GRIM and SPRITE: Simple Tools to Identify Errors in Research
Imagine you are a young, keen PhD student. Deep in the research for your thesis, you decide to take a break by browsing the latest news in your field. That’s when you spot a story on article topic similar to your own research: the paper has been retracted by the journal due to scientific misconduct. You begin to wonder – could this be avoided? Is there any way for the scientific community to check the accuracy of published data? Can researchers avoid retraction by double-checking their own data? In fact, the scientific community does have two methods to identify errors in research.
GRIM and SPRITE
This is when you might discover GRIM and SPRITE. Both methods were developed by researchers James Heathers and Nick Brown. The two scientists had an idea for something many others wished they had thought of: a simple test to evaluate the accuracy of published research.

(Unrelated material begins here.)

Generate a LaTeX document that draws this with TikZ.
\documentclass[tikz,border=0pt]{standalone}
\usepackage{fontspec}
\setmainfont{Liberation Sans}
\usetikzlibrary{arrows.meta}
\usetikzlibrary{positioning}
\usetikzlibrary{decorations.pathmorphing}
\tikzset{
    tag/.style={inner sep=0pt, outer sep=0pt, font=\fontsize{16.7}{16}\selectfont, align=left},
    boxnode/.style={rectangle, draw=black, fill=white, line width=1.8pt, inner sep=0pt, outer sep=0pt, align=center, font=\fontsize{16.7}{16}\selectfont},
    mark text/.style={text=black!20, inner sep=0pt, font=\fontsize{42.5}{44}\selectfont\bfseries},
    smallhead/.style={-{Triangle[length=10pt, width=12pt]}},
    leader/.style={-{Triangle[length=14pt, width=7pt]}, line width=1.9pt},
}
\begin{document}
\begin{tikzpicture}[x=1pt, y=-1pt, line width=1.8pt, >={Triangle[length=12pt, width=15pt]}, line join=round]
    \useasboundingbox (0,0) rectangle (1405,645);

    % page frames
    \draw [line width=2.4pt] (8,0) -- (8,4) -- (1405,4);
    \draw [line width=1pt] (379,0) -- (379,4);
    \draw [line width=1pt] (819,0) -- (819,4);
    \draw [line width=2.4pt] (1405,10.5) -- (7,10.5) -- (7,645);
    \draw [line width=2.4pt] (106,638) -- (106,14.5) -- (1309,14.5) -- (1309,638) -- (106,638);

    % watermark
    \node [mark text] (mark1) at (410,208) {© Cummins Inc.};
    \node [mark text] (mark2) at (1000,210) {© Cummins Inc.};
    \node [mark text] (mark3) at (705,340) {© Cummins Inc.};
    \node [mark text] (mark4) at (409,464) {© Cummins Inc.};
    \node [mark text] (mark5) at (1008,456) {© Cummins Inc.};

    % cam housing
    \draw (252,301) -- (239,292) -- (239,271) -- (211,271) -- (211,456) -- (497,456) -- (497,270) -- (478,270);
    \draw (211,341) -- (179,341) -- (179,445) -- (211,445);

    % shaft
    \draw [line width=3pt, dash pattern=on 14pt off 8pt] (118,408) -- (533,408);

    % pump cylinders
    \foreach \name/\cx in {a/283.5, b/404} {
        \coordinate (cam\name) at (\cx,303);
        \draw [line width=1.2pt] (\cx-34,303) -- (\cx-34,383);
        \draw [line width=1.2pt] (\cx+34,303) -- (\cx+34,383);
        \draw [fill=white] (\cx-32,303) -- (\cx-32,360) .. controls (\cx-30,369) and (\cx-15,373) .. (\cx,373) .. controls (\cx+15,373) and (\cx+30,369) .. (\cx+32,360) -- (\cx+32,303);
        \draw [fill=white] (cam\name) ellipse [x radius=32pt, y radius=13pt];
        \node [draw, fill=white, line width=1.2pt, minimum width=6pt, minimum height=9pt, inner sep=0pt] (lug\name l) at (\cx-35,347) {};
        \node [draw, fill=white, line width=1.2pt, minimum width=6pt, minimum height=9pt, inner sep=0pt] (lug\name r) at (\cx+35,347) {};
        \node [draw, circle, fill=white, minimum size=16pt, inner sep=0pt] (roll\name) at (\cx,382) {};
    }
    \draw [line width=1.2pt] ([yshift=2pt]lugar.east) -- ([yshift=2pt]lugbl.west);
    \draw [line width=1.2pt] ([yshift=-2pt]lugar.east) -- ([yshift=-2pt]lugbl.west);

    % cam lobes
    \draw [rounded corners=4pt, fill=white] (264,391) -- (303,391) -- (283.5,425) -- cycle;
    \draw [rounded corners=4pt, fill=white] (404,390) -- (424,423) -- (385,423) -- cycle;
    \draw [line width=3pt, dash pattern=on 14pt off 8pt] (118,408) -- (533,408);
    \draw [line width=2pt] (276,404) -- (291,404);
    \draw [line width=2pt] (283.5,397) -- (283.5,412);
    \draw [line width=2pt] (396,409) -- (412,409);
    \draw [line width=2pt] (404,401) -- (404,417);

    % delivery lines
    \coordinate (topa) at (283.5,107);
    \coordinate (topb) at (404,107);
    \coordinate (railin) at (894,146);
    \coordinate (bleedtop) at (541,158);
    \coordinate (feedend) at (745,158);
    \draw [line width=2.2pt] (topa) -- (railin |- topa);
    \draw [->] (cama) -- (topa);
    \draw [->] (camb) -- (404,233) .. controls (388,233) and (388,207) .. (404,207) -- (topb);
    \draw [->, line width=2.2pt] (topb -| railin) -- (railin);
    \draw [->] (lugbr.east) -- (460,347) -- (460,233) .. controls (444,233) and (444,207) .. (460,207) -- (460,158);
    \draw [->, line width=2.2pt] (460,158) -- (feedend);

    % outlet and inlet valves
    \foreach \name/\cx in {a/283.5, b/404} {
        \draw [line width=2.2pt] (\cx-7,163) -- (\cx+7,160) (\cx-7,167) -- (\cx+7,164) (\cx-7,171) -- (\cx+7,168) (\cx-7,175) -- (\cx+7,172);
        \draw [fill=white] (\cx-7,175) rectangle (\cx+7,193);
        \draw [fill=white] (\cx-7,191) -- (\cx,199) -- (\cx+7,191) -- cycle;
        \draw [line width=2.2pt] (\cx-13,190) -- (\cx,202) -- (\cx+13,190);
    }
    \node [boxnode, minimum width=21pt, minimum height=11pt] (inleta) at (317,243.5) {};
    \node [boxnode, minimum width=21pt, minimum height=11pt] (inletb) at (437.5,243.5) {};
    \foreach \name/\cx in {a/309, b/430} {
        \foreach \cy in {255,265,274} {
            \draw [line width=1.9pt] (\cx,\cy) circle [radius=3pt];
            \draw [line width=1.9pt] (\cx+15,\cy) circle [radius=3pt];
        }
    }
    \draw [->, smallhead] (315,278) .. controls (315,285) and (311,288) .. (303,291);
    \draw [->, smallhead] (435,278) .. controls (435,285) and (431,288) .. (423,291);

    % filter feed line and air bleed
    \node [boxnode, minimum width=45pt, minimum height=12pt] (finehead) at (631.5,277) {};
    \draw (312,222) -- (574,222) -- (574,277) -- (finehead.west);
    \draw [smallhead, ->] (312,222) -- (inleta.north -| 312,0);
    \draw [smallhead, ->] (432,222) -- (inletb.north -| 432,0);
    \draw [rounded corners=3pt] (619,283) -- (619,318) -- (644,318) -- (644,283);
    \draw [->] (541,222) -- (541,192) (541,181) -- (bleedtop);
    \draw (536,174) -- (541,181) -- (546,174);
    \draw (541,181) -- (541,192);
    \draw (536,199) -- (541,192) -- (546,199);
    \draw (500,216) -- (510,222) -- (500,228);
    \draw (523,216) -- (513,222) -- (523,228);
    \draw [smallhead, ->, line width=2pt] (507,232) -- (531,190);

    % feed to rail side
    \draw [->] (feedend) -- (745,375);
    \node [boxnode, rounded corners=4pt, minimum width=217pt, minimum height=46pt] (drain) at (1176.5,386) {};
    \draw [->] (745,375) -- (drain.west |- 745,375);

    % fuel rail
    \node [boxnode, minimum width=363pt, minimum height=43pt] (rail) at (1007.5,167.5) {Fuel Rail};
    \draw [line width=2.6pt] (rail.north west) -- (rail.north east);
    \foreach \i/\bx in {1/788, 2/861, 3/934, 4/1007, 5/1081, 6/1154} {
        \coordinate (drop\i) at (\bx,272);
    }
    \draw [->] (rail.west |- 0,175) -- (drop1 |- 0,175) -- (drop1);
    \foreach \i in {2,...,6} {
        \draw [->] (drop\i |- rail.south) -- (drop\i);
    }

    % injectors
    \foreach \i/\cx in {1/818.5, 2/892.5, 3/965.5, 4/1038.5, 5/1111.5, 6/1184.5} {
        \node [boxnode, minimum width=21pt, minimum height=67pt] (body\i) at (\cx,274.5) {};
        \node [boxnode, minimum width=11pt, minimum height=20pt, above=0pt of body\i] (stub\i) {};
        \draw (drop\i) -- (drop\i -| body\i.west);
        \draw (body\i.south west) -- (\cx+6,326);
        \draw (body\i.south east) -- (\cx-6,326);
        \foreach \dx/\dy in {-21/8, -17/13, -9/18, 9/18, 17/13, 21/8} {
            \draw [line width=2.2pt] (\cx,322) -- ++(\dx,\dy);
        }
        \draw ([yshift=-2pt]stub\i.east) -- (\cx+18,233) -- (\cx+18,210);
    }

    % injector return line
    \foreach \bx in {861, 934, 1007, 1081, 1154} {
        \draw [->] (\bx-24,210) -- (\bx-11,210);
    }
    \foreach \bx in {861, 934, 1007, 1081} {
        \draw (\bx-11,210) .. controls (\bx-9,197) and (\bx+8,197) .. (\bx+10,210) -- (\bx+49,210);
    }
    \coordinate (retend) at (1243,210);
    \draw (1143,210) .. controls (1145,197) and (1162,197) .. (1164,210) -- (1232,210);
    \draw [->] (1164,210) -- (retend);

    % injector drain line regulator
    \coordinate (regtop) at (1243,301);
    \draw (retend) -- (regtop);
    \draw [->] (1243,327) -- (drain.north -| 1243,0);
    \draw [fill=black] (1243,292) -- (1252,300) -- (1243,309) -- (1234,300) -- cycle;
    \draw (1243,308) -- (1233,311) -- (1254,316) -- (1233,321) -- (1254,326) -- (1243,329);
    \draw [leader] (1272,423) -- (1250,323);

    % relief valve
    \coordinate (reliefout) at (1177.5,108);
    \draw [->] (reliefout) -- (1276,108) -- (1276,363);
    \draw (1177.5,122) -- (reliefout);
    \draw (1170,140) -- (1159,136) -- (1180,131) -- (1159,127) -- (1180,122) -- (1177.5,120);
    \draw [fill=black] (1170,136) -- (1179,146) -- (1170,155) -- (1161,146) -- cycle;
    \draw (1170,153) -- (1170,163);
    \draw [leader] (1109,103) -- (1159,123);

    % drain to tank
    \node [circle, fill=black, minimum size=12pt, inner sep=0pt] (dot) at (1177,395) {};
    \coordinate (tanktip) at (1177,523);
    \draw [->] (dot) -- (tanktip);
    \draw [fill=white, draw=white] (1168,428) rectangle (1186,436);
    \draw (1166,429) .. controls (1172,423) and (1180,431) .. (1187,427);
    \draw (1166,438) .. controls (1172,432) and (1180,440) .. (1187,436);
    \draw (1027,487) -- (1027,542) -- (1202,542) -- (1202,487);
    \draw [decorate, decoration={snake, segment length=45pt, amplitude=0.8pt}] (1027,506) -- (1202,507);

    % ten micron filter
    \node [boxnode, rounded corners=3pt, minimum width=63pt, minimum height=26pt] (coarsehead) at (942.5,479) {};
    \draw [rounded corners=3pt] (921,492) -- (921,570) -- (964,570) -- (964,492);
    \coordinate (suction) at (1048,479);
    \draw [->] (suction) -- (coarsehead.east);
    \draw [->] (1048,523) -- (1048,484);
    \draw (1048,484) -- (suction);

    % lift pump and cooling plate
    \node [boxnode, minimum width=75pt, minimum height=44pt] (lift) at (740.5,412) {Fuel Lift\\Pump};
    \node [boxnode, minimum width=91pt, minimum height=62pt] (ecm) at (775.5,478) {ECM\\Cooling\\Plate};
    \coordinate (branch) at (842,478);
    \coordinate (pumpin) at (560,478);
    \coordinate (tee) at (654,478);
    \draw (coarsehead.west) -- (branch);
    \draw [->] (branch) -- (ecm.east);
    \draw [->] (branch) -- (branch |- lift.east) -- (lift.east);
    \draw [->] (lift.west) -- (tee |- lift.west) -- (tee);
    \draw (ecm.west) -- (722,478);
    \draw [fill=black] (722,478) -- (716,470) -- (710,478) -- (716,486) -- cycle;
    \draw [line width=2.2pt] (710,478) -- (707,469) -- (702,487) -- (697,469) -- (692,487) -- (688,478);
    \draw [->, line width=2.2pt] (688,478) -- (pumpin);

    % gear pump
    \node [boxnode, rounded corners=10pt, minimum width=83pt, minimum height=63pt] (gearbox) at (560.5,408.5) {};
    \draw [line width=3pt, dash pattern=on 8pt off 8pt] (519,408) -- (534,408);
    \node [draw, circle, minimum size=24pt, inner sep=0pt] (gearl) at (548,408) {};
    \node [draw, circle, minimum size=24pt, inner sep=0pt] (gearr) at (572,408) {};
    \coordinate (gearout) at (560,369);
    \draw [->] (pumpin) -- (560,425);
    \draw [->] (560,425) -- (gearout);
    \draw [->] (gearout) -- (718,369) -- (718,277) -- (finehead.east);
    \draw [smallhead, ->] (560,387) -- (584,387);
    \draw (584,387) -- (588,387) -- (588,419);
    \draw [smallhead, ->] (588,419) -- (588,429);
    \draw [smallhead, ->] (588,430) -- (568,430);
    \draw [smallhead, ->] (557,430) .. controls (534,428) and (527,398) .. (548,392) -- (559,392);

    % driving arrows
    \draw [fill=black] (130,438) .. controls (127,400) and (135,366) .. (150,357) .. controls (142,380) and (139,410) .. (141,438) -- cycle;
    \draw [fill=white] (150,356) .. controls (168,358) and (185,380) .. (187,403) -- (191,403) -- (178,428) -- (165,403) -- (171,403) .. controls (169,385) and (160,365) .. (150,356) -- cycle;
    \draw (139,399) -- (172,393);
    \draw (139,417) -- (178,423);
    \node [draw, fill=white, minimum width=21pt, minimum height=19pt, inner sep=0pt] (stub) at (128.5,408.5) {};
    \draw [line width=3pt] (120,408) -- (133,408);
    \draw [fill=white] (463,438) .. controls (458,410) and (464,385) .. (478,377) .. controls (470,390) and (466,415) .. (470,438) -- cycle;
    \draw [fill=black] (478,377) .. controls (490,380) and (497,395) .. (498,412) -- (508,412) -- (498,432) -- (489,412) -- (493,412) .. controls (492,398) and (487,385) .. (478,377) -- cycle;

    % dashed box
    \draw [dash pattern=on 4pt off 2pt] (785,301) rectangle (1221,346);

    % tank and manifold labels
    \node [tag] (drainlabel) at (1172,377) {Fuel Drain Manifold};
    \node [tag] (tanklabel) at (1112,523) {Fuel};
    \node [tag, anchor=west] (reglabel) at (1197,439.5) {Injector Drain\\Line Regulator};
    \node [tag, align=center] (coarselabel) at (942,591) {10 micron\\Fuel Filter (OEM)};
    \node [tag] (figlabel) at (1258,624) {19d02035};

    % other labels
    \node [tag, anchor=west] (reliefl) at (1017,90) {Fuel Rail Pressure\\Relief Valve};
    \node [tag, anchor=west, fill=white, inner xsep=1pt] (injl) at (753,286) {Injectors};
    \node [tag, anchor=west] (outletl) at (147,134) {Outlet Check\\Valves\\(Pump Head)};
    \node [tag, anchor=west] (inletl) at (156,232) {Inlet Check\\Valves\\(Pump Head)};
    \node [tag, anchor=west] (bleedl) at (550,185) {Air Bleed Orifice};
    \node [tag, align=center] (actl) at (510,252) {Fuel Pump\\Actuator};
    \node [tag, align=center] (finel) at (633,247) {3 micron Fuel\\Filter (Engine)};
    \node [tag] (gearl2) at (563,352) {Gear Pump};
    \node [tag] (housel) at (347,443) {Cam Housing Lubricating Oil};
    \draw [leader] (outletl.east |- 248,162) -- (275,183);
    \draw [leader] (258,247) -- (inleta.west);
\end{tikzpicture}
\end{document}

Heathers and Brown first developed Granularity-Related Inconsistency of Means – better known as GRIM. Because GRIM and SPRITE do not need the complete data set, they can be carried out by anyone with access to the paper.
How Does GRIM Work?
GRIM tests whether a reported mean is possible, given the sample size. It works on studies where data is collected in the form of whole numbers. For example, participants’ ages in years, or opinions on a scale of “1 = Strongly agree, 5 = Strongly disagree.” With this type of data, the mean has strong granularity (hence the “G” in GRIM.) This tells us that the mean is made up of individual parts that are not continuous.
Heathers gives a useful example. If twelve people are asked their ages (in whole numbers), the smallest amount that the mean can change by is one-twelfth. We can work this out without knowing what the actual ages were. A reported mean of 20.95, for example, is impossible if the sample size is 12.
GRIM was developed by looking at data that the researchers knew was incorrect. Heathers and Brown looked at 260 articles from leading psychology journals. Of the 71 that were suitable for testing with GRIM, half reported mean values that were not consistent with the sample size. Over 20% contained more than one inconsistency.
A simple, free online GRIM test is now available. GRIM is suitable for studies where the data consists of small samples of whole numbers, so it is most useful in the social sciences.
What Does SPRITE Do?
GRIM can clearly be very useful, within limits. In 2017, Heathers introduced a new test called SPRITE (Sample Parameter Reconstruction via Iterative Techniques.) Like GRIM, SPRITE is a simple test to detect inaccuracies in published data. SPRITE does this by recreating potential datasets using only basic summary statistics. This includes the mean, the standard deviation, the sample size and the range of values.
The advantage of SPRITE over GRIM is that it can be used with larger sample sizes, and can therefore be applied to more studies. SPRITE can also spot studies where the summary statistics are possible, but suggest a highly skewed or unusual dataset.
SPRITE creates a large number of datasets that could potentially fit a set of summary statistics. First, SPRITE generates a dataset with the correct mean. It then adjusts random pairs of values in the sample until the target standard deviation is reached (the “iterative” part of the name.) Finally, common sense can be used to work out whether the results are realistic.
Heathers gives an entertaining example. In a study looking at how many carrots school children eat, the summary statistics were tested with SPRITE. The results said that the children were eating, on average, 60 carrots each for lunch! Needless to say, the results obtained showed incorrect data.
Identifying Scientific Misconduct
As the creators are keen to point out, GRIM and SPRITE detect inconsistencies. They cannot tell us why a dataset is wrong, sniff out scientific misconduct or lead to retraction of a paper. However, used carefully, there is no doubt that these techniques are potentially valuable tools in seeking out problems in research. That young, keen PhD student can be reassured.